[OSGeo-Discuss] [Marketing] Proprietary GIS on our OSGeo website
mfidelman at meetinghouse.net
Wed Sep 20 15:26:34 PDT 2017
This is a very good point.
(comments continue below...)
On 9/20/17 1:19 PM, Jody Garnett wrote:
> On 20 September 2017 at 12:44, Maria Antonia Brovelli
> <maria.brovelli at polimi.it <mailto:maria.brovelli at polimi.it>> wrote:
> Jody this is not respectful of me and the community. Might I know
> why the people working for the project want ABSOLUTELY to keep the
> names and links to proprietary software on our open source
> software website?
> I feel a bit of pressure to express myself exactly correctly on this
> outreach topic; or risk people missing the point ... The outreach
> approach was determined months ago when going over our target audience
> (literally what the website is for). Te website was defined with these
> visitor journey's in mind...
> The primary audience for the website is non-community members:
> - ESRI GIS Professional (GISP), IT Professionals, Academic Faculty,
> Academic Students, Science and Research, Influencers & Decision
> makers, Software Developers
> - the communication goal is to promote awareness - asking
> non-community members to consider and evaluate
> - the next goal is adoption - assisting non-community members in
> adopting open source
> - the final foal is impress - having non-community members be
> enthusiastic and advocate open source
> The secondary audience is community members:
> - osgeo members, partners, service providers, sponsors, contributors
> - the steps awarness, adoption, impress reflect contributing to open
> - many of the community member activities are taking place on the wiki
> and are happy to remain there.
When talking to the broader GIS community, it's important to keep in
mind two things:
- most GIS users are more familiar with ESRI & Google tools
- most of what passes for standards are either defacto (ESRI & Google
formats & APIs), or developed by OGC - which is an industry consortium
- lots of folks utilize a combination of tools - some open source, some
not (e.g., folks who use MapServer to serve databases maintained on ArcGIS).
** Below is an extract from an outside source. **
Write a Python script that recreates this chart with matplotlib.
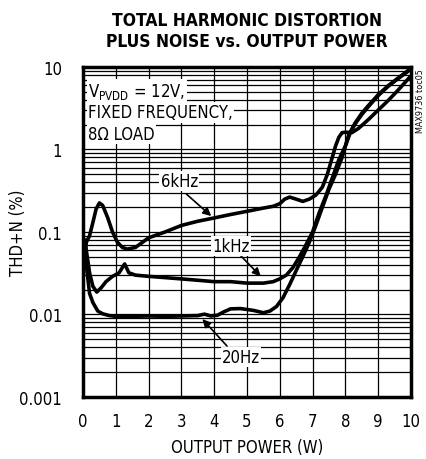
import matplotlib
matplotlib.use("Agg")
import matplotlib.pyplot as plt
from matplotlib.ticker import FixedLocator, NullFormatter

plt.rcParams['font.family'] = ['DejaVu Sans']
plt.rcParams['font.stretch'] = 'condensed'
plt.rcParams['mathtext.fontset'] = 'custom'
plt.rcParams['mathtext.rm'] = 'DejaVu Sans:stretch=condensed'

# 6kHz curve
p_6k = [0.05, 0.1, 0.2, 0.3, 0.4, 0.5, 0.6, 0.75, 0.9, 1.05, 1.2, 1.35, 1.6, 2.0,
        2.5, 3.0, 3.5, 4.0, 4.5, 5.0, 5.5, 5.8, 6.0, 6.15, 6.3, 6.5, 6.7, 6.9,
        7.1, 7.3, 7.45, 7.6, 7.7, 7.8, 7.9, 8.0, 8.2, 8.4, 8.7, 9.0, 9.3, 9.6, 10.0]
thd_6k = [0.05, 0.075, 0.09, 0.13, 0.19, 0.225, 0.21, 0.15, 0.1, 0.075, 0.065, 0.062,
          0.065, 0.085, 0.1, 0.12, 0.135, 0.148, 0.163, 0.178, 0.195, 0.205, 0.22,
          0.25, 0.265, 0.25, 0.235, 0.25, 0.28, 0.35, 0.5, 0.8, 1.1, 1.4, 1.6, 1.62,
          1.6, 1.8, 2.3, 3.0, 3.9, 5.2, 7.8]

# 1kHz curve
p_1k = [0.05, 0.1, 0.2, 0.3, 0.42, 0.55, 0.7, 0.9, 1.1, 1.27, 1.4, 1.6, 2.0, 2.5,
        3.0, 3.5, 4.0, 4.5, 5.0, 5.5, 5.8, 6.0, 6.2, 6.4, 6.6, 6.8, 7.0, 7.2, 7.4,
        7.6, 7.8, 8.0, 8.15, 8.3, 8.5, 8.7, 9.0, 9.3, 9.6, 10.0]
thd_1k = [0.08, 0.06, 0.032, 0.022, 0.0187, 0.021, 0.025, 0.029, 0.032, 0.041, 0.032,
          0.03, 0.029, 0.028, 0.027, 0.026, 0.025, 0.025, 0.024, 0.024, 0.025, 0.027,
          0.03, 0.037, 0.05, 0.07, 0.1, 0.17, 0.27, 0.45, 0.75, 1.1, 1.6, 2.05, 2.65,
          3.3, 4.5, 5.8, 7.2, 9.4]

# 20Hz curve
p_20 = [0.05, 0.1, 0.2, 0.3, 0.45, 0.6, 0.8, 1.0, 1.5, 2.0, 2.5, 3.0, 3.5, 3.7, 3.9,
        4.1, 4.3, 4.5, 4.8, 5.2, 5.5, 5.7, 5.9, 6.1, 6.3, 6.5, 6.7, 6.9, 7.1, 7.3,
        7.5, 7.7, 7.9, 8.1, 8.3, 8.5, 8.7, 9.0, 9.3, 9.6, 10.0]
thd_20 = [0.08, 0.04, 0.018, 0.014, 0.011, 0.0102, 0.0097, 0.0095, 0.0095, 0.0096,
          0.0095, 0.0096, 0.0097, 0.0101, 0.0096, 0.0098, 0.0108, 0.0117, 0.0118,
          0.0112, 0.0105, 0.011, 0.0125, 0.016, 0.023, 0.034, 0.05, 0.075, 0.12, 0.2,
          0.33, 0.5, 0.8, 1.5, 2.1, 2.75, 3.4, 4.6, 5.9, 7.3, 9.6]

x_ticks = [0, 1, 2, 3, 4, 5, 6, 7, 8, 9, 10]
y_ticks = [0.001, 0.01, 0.1, 1, 10]
y_labels = ['0.001', '0.01', '0.1', '1', '10']

fig = plt.figure(figsize=(4.27, 4.60), dpi=100)
ax = fig.add_axes([0.1944, 0.1348, 0.768, 0.7174])

for x, y in [(p_6k, thd_6k), (p_1k, thd_1k), (p_20, thd_20)]:
    ax.plot(x, y, color='black', lw=2.6, solid_capstyle='round', zorder=3)

ax.set_yscale('log')
ax.set_xlim(0, 10)
ax.set_ylim(0.001, 10)
ax.set_xticks(x_ticks)
ax.set_xticklabels([str(t) for t in x_ticks])
ax.set_yticks(y_ticks)
ax.set_yticklabels(y_labels)
ax.yaxis.set_minor_locator(FixedLocator([m * 10.0 ** e for e in range(-3, 1) for m in range(2, 10)]))
ax.yaxis.set_minor_formatter(NullFormatter())
ax.grid(True, which='both', color='black', lw=0.9)
ax.tick_params(which='both', length=0, labelsize=12)
ax.tick_params(axis='x', pad=11)
ax.tick_params(axis='y', pad=15)
for s in ax.spines.values():
    s.set_linewidth(2.5)

ax.set_xlabel('OUTPUT POWER (W)', fontsize=12)
ax.set_ylabel('THD+N (%)', fontsize=12)
ax.xaxis.set_label_coords(0.5, -0.125)
ax.yaxis.set_label_coords(-0.17, 0.5)
fig.suptitle('TOTAL HARMONIC DISTORTION\nPLUS NOISE vs. OUTPUT POWER',
             x=0.578, y=0.975, fontsize=12.5, fontweight='heavy', linespacing=1.25)

box = dict(facecolor='white', edgecolor='none', pad=1)
cond = [r'V$_{\mathrm{PVDD}}$ = 12V,', 'FIXED FREQUENCY,', '8\u03a9 LOAD']
for i, t in enumerate(cond):
    ax.text(0.016, 0.928 - i * 0.065, t, transform=ax.transAxes, fontsize=12,
            va='center', ha='left', bbox=box, zorder=4)

arrow = dict(arrowstyle='-|>', color='black', lw=1.2, mutation_scale=12, shrinkA=0, shrinkB=0)
ax.annotate('', xy=(3.91, 0.156), xytext=(3.15, 0.289), arrowprops=arrow, zorder=4)
ax.text(2.94, 0.415, '6kHz', fontsize=12, ha='center', va='center', bbox=box, zorder=4)
ax.annotate('', xy=(5.42, 0.029), xytext=(4.82, 0.051), arrowprops=arrow, zorder=4)
ax.text(4.52, 0.0676, '1kHz', fontsize=12, ha='center', va='center', bbox=box, zorder=4)
ax.annotate('', xy=(3.64, 0.0088), xytext=(4.39, 0.00415), arrowprops=arrow, zorder=4)
ax.text(4.82, 0.00305, '20Hz', fontsize=12, ha='center', va='center', bbox=box, zorder=4)

fig.text(0.984, 0.78, 'MAX9736 toc05', rotation=90, fontsize=6.5, ha='center', va='center')

fig.savefig('out.png', dpi=100)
Taken together, if the intent of the site is to educate & support GIS
users, and promote open source geo tools - then the site really has to
address compatibility, and hybrid environments. Links to commercial
equivalents - perhaps with reviews and comparisons - provides a lot of
value (e.g., when trying to figure out how to use OpenLayers to view
layers that come from a mix of ESRI, Google, and OGC-compliant sources.
In theory, there is no difference between theory and practice.